The main contribution of the paper is the development and evaluation of parallel versions of the Hungarian algorithm. The parallelization is performed in CUDA and targets graphics processing units (GPU) by the NVIDIA Corporation. The most time-intensive phase of the Hungarian algorithm is the augmenting path search; therefore, the authors develop its efficient implementation and they provide detailed pseudocode for both the classical Hungarian algorithm and the alternating tree Hungarian algorithm. The paper contains a detailed description of parallelization for each step (initial reduction, optimality check, augmenting patch search, dual update, and so on) of the algorithm.
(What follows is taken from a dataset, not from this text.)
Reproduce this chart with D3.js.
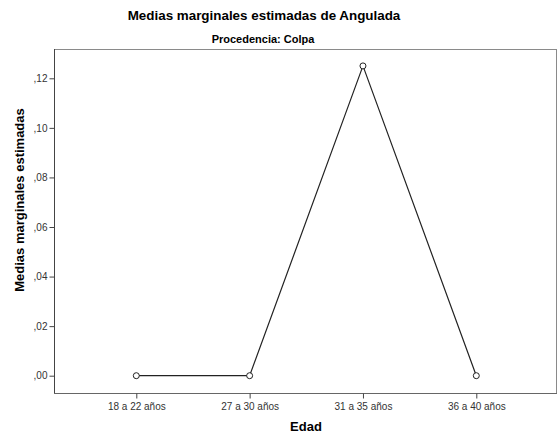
<!DOCTYPE html>
<html>
<head>
<meta charset="utf-8">
<script src="https://cdn.jsdelivr.net/npm/d3@7"></script>
<style>
  body { margin: 0; background: #fff; }
  text { font-family: "Liberation Sans", Arial, sans-serif; fill: #000; }
</style>
</head>
<body>
<div id="chart"></div>
<script>
const categories = ["18 a 22 años", "27 a 30 años", "31 a 35 años", "36 a 40 años"];
const values = [0.0, 0.0, 0.125, 0.0];
const yTicks = [0, 0.02, 0.04, 0.06, 0.08, 0.10, 0.12];

const W = 558, H = 438;
const plot = {left: 54, top: 49, right: 557, bottom: 393};

const svg = d3.select("#chart").append("svg")
    .attr("width", W)
    .attr("height", H);

const x = d3.scalePoint()
    .domain(categories)
    .range([136.3, 476.3]);

const y = d3.scaleLinear()
    .domain([0, 0.12])
    .range([375.7, 78.3]);

// frame
svg.append("rect")
    .attr("x", plot.left + 0.5)
    .attr("y", plot.top + 0.5)
    .attr("width", plot.right - plot.left - 1)
    .attr("height", plot.bottom - plot.top)
    .style("fill", "none")
    .style("stroke", "#8a8a8a");

// y axis
const yAxis = d3.axisLeft(y)
    .tickValues(yTicks)
    .tickSize(5)
    .tickPadding(2)
    .tickFormat(d => d3.format(".2f")(d).replace("0.", ","));

const gy = svg.append("g")
    .attr("transform", `translate(${plot.left + 0.5},0)`)
    .call(yAxis);
gy.select(".domain").attr("d", `M0,${plot.top}V${plot.bottom}`).style("stroke", "#444");
gy.selectAll(".tick line").style("stroke", "#444");
gy.selectAll("text").style("font-size", "10px").style("fill", "#333");

// x axis
const xAxis = d3.axisBottom(x).tickSize(5).tickPadding(4);
const gx = svg.append("g")
    .attr("transform", `translate(0,${plot.bottom + 0.5})`)
    .call(xAxis);
gx.select(".domain").attr("d", `M${plot.left},0H${plot.right}`).style("stroke", "#666");
gx.selectAll(".tick line").style("stroke", "#444");
gx.selectAll("text").style("font-size", "10px").style("fill", "#333");

// line + markers
const line = d3.line()
    .x((d, i) => x(categories[i]))
    .y(d => y(d));

svg.append("path")
    .datum(values)
    .attr("d", line)
    .style("fill", "none")
    .style("stroke", "#222")
    .attr("stroke-width", 1.2);

svg.selectAll(".dot")
    .data(values)
    .enter().append("circle")
    .attr("class", "dot")
    .attr("cx", (d, i) => x(categories[i]))
    .attr("cy", d => y(d))
    .attr("r", 3)
    .style("fill", "#fff")
    .style("stroke", "#222")
    .attr("stroke-width", 1);

// titles
svg.append("text")
    .attr("x", 264).attr("y", 20)
    .attr("text-anchor", "middle")
    .style("font-size", "13.4px").style("font-weight", "bold")
    .text("Medias marginales estimadas de Angulada");

svg.append("text")
    .attr("x", 263).attr("y", 43)
    .attr("text-anchor", "middle")
    .style("font-size", "11px").style("font-weight", "bold")
    .text("Procedencia: Colpa");

svg.append("text")
    .attr("transform", "translate(24,200) rotate(-90)")
    .attr("text-anchor", "middle")
    .style("font-size", "13px").style("font-weight", "bold")
    .text("Medias marginales estimadas");

svg.append("text")
    .attr("x", 306).attr("y", 431)
    .attr("text-anchor", "middle")
    .style("font-size", "13px").style("font-weight", "bold")
    .text("Edad");
</script>
</body>
</html>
In order to target a broad variety of parallel architectures, the authors develop parallel variants for: a single central processing unit (CPU) using OpenMP, a single GPU using CUDA, and multiple GPUs using CUDA. The paper addresses the challenging aspect of storing the cost matrix in the GPU by suggesting a grid-like architecture with multiple compute nodes, each containing one CPU-GPU pair. For implementing the communication between CPUs, the message passing interface (MPI) is employed. The experimental evaluation is conducted on problems of small and large size; it shows that the implementation versions using GPU are much faster than both the sequential and the OpenMP implementation using a common multicore CPU.